On Fri, 14 Feb 2025 09:22:59 +0000
"Van Haaren, Harry" <harry.van.haaren@intel.com> wrote:

> > From: NAGENDRA BALAGANI <nagendra.balagani@oracle.com>
> > Sent: Friday, February 14, 2025 8:43 AM
> > To: users@dpdk.org <users@dpdk.org>
> > Subject: Query Regarding Race Condition Between Packet Reception and Device Stop in DPDK
> >
> > Hi Team,  
> 
> Ni Nagendra,
> 
> > We are facing a race condition in our DPDK application where one thread is reading packets from queue using rte_eth_rx_burst() , while another thread is attempting to stop the device using rte_eth_dev_stop(). This is causing instability, as the reading thread may still be accessing queues while the device is being stopped.  
> 
> This is as expected - it is not valid to stop a device while other cores are using it.
> 
> > Could you please suggest the best way to mitigate this race condition without impacting fast path performance? We want to ensure safe synchronization while maintaining high throughput.  
> 
> There are many implementations possible, but the end result of them all is "ensure that the dataplane core is NOT polling a device that is stopping".
> 
> 1) One implementation is using a "force_quit" boolean value (see dpdk/examples/l2fwd/main.c for example). This approach changes the lcore's "while (1)" polling loop, and turns it into a "while (!force_quit)". (Note some nuance around "volatile" keyword for the boolean to ensure reloading on each iteration, but that's off topic).
> 
> 2) Another more flexible/powerful implementation could be some form of message passing. For example imagine the dataplane thread and control plane (stopping ethdev) thread are capable of communicating by sending an "event" to eachother. When a "stop polling" event is recieved by the dataplane thread, it disables polling just that eth device/queue, and responds with a "stopped polling" reply. On recieving the "stopped polling" event, the thread that wants to stop the eth device can now safely do so.
> 
> Both of these implementations will have no datapath performance impact:
> 1) a single boolean value check (shared state cache-line, likely in the core's cache) per iteration of polling of the app is super lightweight
> 2) an "event ringbuffer" check (when empty, also shared-state, likely in cache) per iteration is also super light.
> 
> General notes on the above:
> There's even an option to only check the boolean/event-ringbuffer once every N iterations: this will cause even less overhead, but will increase the latency of event action/reply on the datapath thread. As almost always, it depends on what's important for your use-case!
> 
> The main difference between implementation 1) and 2) above can be captured by this phrase: "Do not communicate by sharing memory; instead, share memory by communicating.", which I read at the Rust docs here: https://doc.rust-lang.org/book/ch16-02-message-passing.html. 1) literally shares memory (both threads access the force_quit value directly). 2) focusses on communicating: which enables avoiding the race condition in a more powerful/elegant way (and future proof too - it allows adding new event types cleanly, which the force_quit bool value does not.) I like this design-mentality, as it is a good/high-performance/scalable way of interacting between threads, and scales to future needs too: so I recommend approach 2.

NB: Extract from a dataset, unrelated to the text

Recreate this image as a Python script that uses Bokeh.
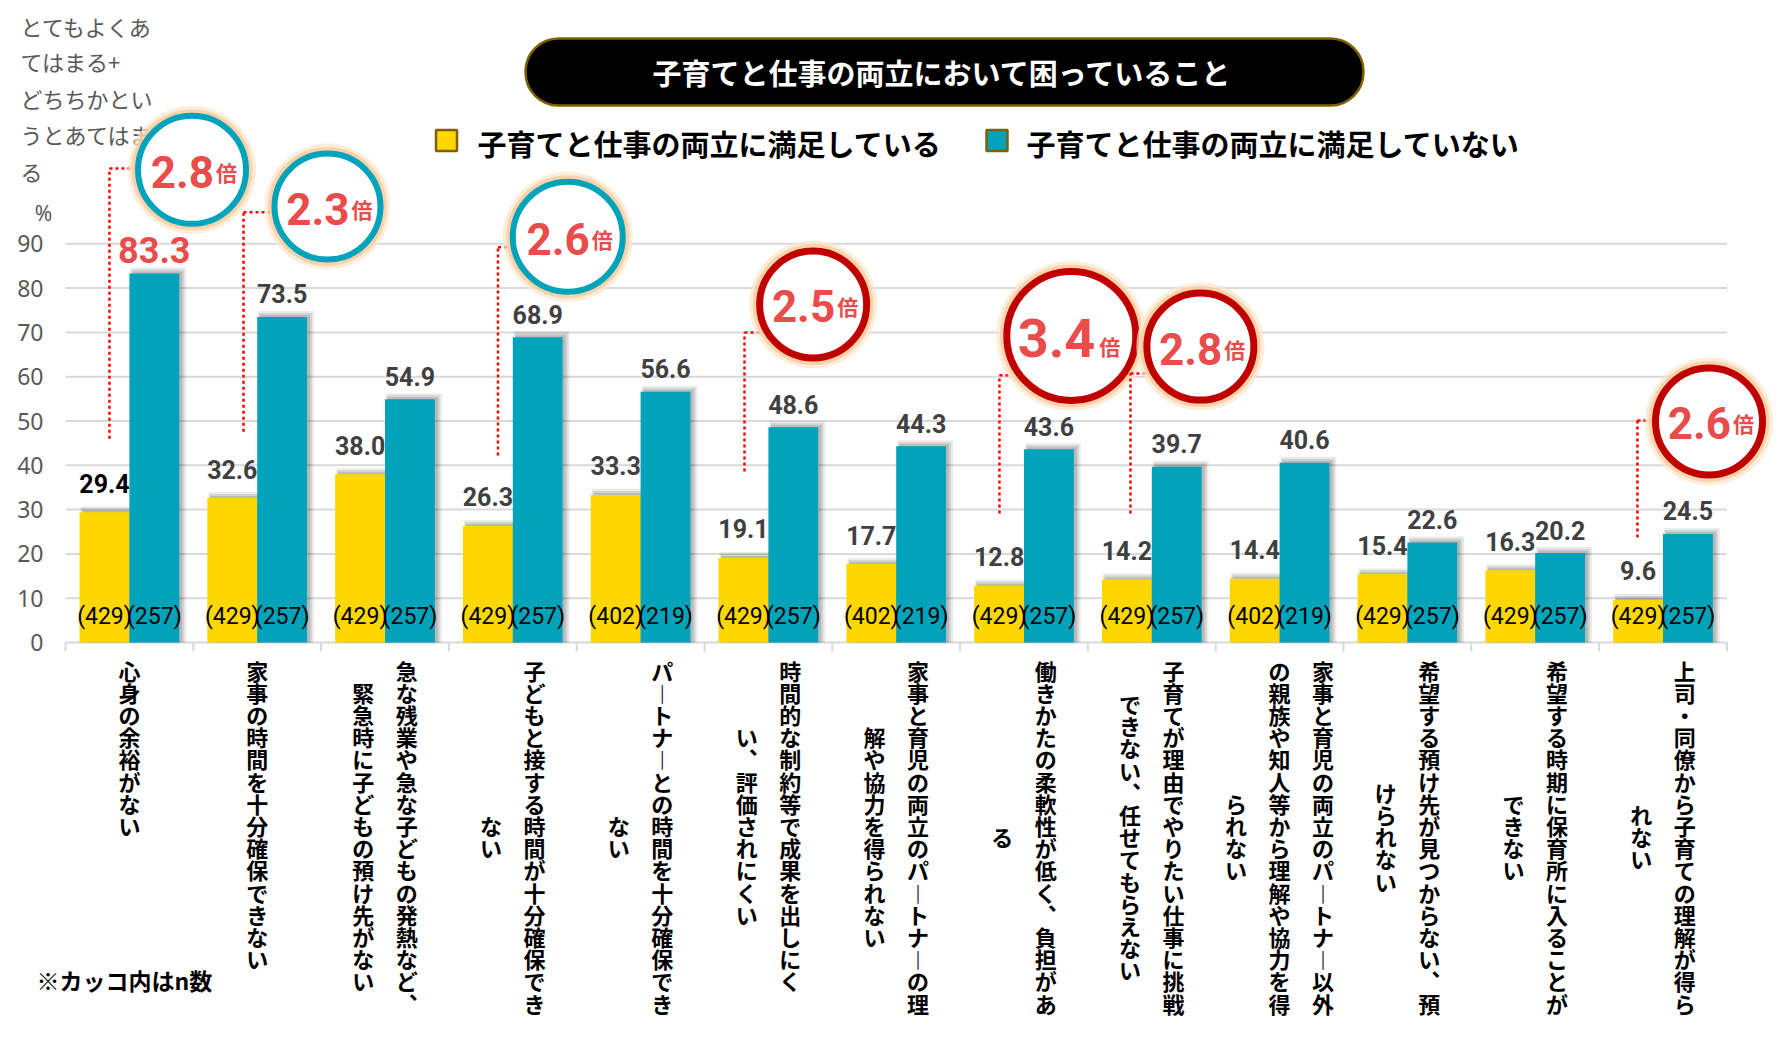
import numpy as np
from bokeh.plotting import figure
from bokeh.models import Range1d
from bokeh.core.properties import value
from bokeh.embed import file_html
from bokeh.resources import INLINE

# ---------------- data ----------------
categories = [
    ["心身の余裕がない"],
    ["家事の時間を十分確保できない"],
    ["急な残業や急な子どもの発熱など、", "緊急時に子どもの預け先がない"],
    ["子どもと接する時間が十分確保でき", "ない"],
    ["パートナーとの時間を十分確保でき", "ない"],
    ["時間的な制約等で成果を出しにく", "い、評価されにくい"],
    ["家事と育児の両立のパートナーの理", "解や協力を得られない"],
    ["働きかたの柔軟性が低く、負担があ", "る"],
    ["子育てが理由でやりたい仕事に挑戦", "できない、任せてもらえない"],
    ["家事と育児の両立のパートナー以外", "の親族や知人等から理解や協力を得", "られない"],
    ["希望する預け先が見つからない、預", "けられない"],
    ["希望する時期に保育所に入ることが", "できない"],
    ["上司・同僚から子育ての理解が得ら", "れない"],
]
satisfied = [29.4, 32.6, 38.0, 26.3, 33.3, 19.1, 17.7, 12.8, 14.2, 14.4, 15.4, 16.3, 9.6]
unsatisfied = [83.3, 73.5, 54.9, 68.9, 56.6, 48.6, 44.3, 43.6, 39.7, 40.6, 22.6, 20.2, 24.5]
n_satisfied = [429, 429, 429, 429, 402, 429, 402, 429, 429, 402, 429, 429, 429]
n_unsatisfied = [257, 257, 257, 257, 219, 257, 219, 257, 257, 219, 257, 257, 257]
series_names = ["子育てと仕事の両立に満足している", "子育てと仕事の両立に満足していない"]
y_ticks = [0, 10, 20, 30, 40, 50, 60, 70, 80, 90]
title_text = "子育てと仕事の両立において困っていること"
y_title_lines = ["とてもよくあ", "てはまる+", "どちちかとい", "うとあてはま", "る"]
unit_text = "%"
footnote = "※カッコ内はn数"

# categories with multiplier badges
callout_cat = [0, 1, 3, 5, 7, 8, 12]

# ---------------- layout ----------------
W, H = 1776, 1040
X0 = 65          # canvas x of category axis start
Y0 = 642         # canvas y of value 0
PXX = 127.8      # px per category
PXY = 4.43       # px per value unit


def xd(cx):
    return (cx - X0) / PXX


def yd(cy):
    return (Y0 - cy) / PXY


YELLOW = "#FFD700"
TEAL = "#00A3BA"
GRID = "#D9D9D9"
RED_TXT = "#E84C4B"
JP = "Noto Sans CJK JP"
NUM = "Roboto"

# callout layout (data coordinates)
callout_cx = [0.99, 2.05, 3.93, 5.85, 7.87, 8.88, 12.86]
callout_cy = [106.7, 98.4, 91.6, 76.3, 69.2, 66.8, 49.9]
callout_r = [57, 56, 58, 57, 68, 57, 57]
callout_lx = [0.344, 1.393, 3.384, 5.313, 7.308, 8.333, 12.30]
callout_ly = [107.0, 97.1, 89.2, 70.0, 60.3, 60.7, 50.1]
callout_lb = [46.0, 47.6, 42.2, 38.6, 29.1, 29.1, 23.7]
callout_ring = [TEAL, TEAL, TEAL, "#C00000", "#C00000", "#C00000", "#C00000"]

p = figure(width=W, height=H,
           x_range=Range1d(-X0 / PXX, (W - X0) / PXX),
           y_range=Range1d(-(H - Y0) / PXY, Y0 / PXY),
           output_backend="svg", toolbar_location=None,
           x_axis_location=None, y_axis_location=None,
           min_border_left=0, min_border_right=0, min_border_top=0, min_border_bottom=0)
p.outline_line_color = None
p.grid.visible = False
p.background_fill_color = "white"
p.border_fill_color = "white"

ncat = len(categories)
idx = np.arange(ncat)

# y tick labels, gridlines & baseline ticks
p.text(x=[xd(43)] * len(y_ticks), y=y_ticks, text=[str(t) for t in y_ticks], text_align="right",
       text_baseline="middle", text_font=value("Noto Sans"), text_font_size="23px",
       text_color="#595959")
p.segment(x0=[0] * len(y_ticks), x1=[ncat] * len(y_ticks), y0=y_ticks, y1=y_ticks,
          line_color=GRID, line_width=2)
p.segment(x0=list(range(ncat + 1)), x1=list(range(ncat + 1)),
          y0=[0] * (ncat + 1), y1=[-9 / PXY] * (ncat + 1), line_color=GRID, line_width=2)

# y-axis title and unit
p.text(x=[xd(20)] * len(y_title_lines), y=[yd(v) for v in [25, 60.5, 97, 133, 170]],
       text=y_title_lines, text_align="left", text_baseline="middle", text_font=value(JP),
       text_font_size="22px", text_color="#595959")
p.text(x=[xd(43)], y=[yd(212)], text=[unit_text], text_align="center", text_baseline="middle",
       text_font=value("Noto Sans"), text_font_size="21px", text_color="#595959")

BW = 0.39
xs_s = idx + 0.5 - BW / 2
xs_u = idx + 0.5 + BW / 2

# bar shadows
for dl, dr, dy, a in [(1, 7, 6, 0.08), (2, 5, 4, 0.10), (3, 3, 2, 0.12)]:
    for xs, vals in [(xs_s, satisfied), (xs_u, unsatisfied)]:
        p.quad(left=xs - BW / 2 + dl / PXX, right=xs + BW / 2 + dr / PXX,
               top=np.array(vals) + dy / PXY, bottom=0,
               fill_color="black", fill_alpha=a, line_color=None)

p.vbar(x=xs_s, width=BW, top=satisfied, fill_color=YELLOW, line_color=None)
p.vbar(x=xs_u, width=BW, top=unsatisfied, fill_color=TEAL, line_color=None)

# value labels
s_colors = ["black"] + ["#404040"] * (ncat - 1)
p.text(x=xs_s, y=satisfied, text=[f"{v:.1f}" for v in satisfied], text_align="center",
       text_baseline="alphabetic", y_offset=-29, text_font=value(NUM), text_font_style="bold",
       text_font_size="25px", text_color=s_colors)
u_sizes = ["36px"] + ["25px"] * (ncat - 1)
u_colors = [RED_TXT] + ["#404040"] * (ncat - 1)
p.text(x=xs_u, y=unsatisfied, text=[f"{v:.1f}" for v in unsatisfied], text_align="center",
       text_baseline="alphabetic", y_offset=-23, text_font=value(NUM), text_font_style="bold",
       text_font_size=u_sizes, text_color=u_colors)

# n labels
p.text(x=xs_s, y=[0] * ncat, text=[f"({n})" for n in n_satisfied], text_align="center",
       text_baseline="middle", y_offset=-26, text_font=value(NUM), text_font_size="23px",
       text_color="black")
p.text(x=xs_u, y=[0] * ncat, text=[f"({n})" for n in n_unsatisfied], text_align="center",
       text_baseline="middle", y_offset=-26, text_font=value(NUM), text_font_size="23px",
       text_color="black")

# vertical category labels
VERT = {"ー": "︱", "、": "︑"}
LABEL_TOP, CH, COL_SP = 658, 22.2, 43.5
cx, cy, ct = [], [], []
for i, lines in enumerate(categories):
    n = len(lines)
    m = max(len(l) for l in lines)
    for j, line in enumerate(lines):
        colx = i + 0.5 + ((n - 1) / 2 - j) * COL_SP / PXX
        start = (m - len(line)) / 2
        for k, ch in enumerate(line):
            ycan = LABEL_TOP + (start + k + 0.5) * CH
            cx.append(colx)
            cy.append(yd(ycan))
            ct.append(VERT.get(ch, ch))
p.text(x=cx, y=cy, text=ct, text_align="center", text_baseline="middle",
       text_font=value(JP), text_font_style="bold", text_font_size="22px", text_color="black")

# callouts
for c, cxx, cyy, r, lx, ly, lb, ring in zip(callout_cat, callout_cx, callout_cy, callout_r,
                                             callout_lx, callout_ly, callout_lb, callout_ring):
    p.line(x=[lx, lx], y=[lb, ly], line_color="#FF0000", line_width=2.5, line_dash="3 3")
    p.line(x=[lx, cxx - (r - 8) / PXX], y=[ly, ly], line_color="#FF0000", line_width=2.5,
           line_dash="3 3")
    p.scatter(x=[cxx], y=[cyy], marker="circle", size=2 * r + 14, fill_color="#FDE5CC",
              fill_alpha=0.7, line_color=None)
    p.scatter(x=[cxx], y=[cyy], marker="circle", size=2 * r + 7, fill_color="#F9C796",
              fill_alpha=0.7, line_color=None)
    lw = 7 if ring != TEAL else 6
    p.scatter(x=[cxx], y=[cyy], marker="circle", size=2 * r - lw, fill_color="white",
              line_color=ring, line_width=lw)
    ratio = f"{unsatisfied[c] / satisfied[c]:.1f}"
    big = r > 60
    fs, xo, yo, bo, byo = (54, 24, 2, 28, 10) if big else (44, 22, 2, 24, 2)
    p.text(x=[cxx], y=[cyy], text=[ratio], text_align="right", text_baseline="alphabetic",
           x_offset=xo, y_offset=yo, text_font=value(NUM), text_font_style="bold",
           text_font_size=f"{fs}px", text_color=RED_TXT)
    p.text(x=[cxx], y=[cyy], text=["倍"], text_align="left", text_baseline="alphabetic",
           x_offset=bo, y_offset=byo, text_font=value(JP), text_font_style="bold",
           text_font_size="21px", text_color=RED_TXT)

# title pill
p.quad(left=[xd(525)], right=[xd(1363)], top=[yd(38)], bottom=[yd(105)], border_radius=33,
       fill_color="black", line_color="#7F6000", line_width=2.5)
p.text(x=[xd(942)], y=[yd(71.5)], text=[title_text], text_align="center", text_baseline="middle",
       text_font=value(JP), text_font_style="bold", text_font_size="29px", text_color="white")

# legend
p.scatter(x=[xd(446), xd(996.5)], y=[yd(140), yd(140)], marker="square", size=21,
          fill_color=[YELLOW, TEAL], line_color="#7F6000", line_width=2.5)
p.text(x=[xd(477), xd(1026)], y=[yd(142), yd(142)], text=series_names, text_align="left",
       text_baseline="middle", text_font=value(JP), text_font_style="bold",
       text_font_size="29px", text_color="black")

# footnote
p.text(x=[xd(36)], y=[yd(979)], text=[footnote], text_align="left", text_baseline="middle",
       text_font=value(JP), text_font_style="bold", text_font_size="23px", text_color="black")

open("out.html", "w").write(file_html(p, INLINE, "chart"))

One other solution is to reserve the main lcore for control operations.
In a couple of projects we had the main lcore spawn the workers then sleep on epoll to handle control
requests from another source (unix domain socket). When the stop request came in the main thread would
set a flag (atomic variable) and wait for the worker lcore's to finish. Then it would do the stop and
other maintenance operations. It worked out much cleaner than doing control in the workers.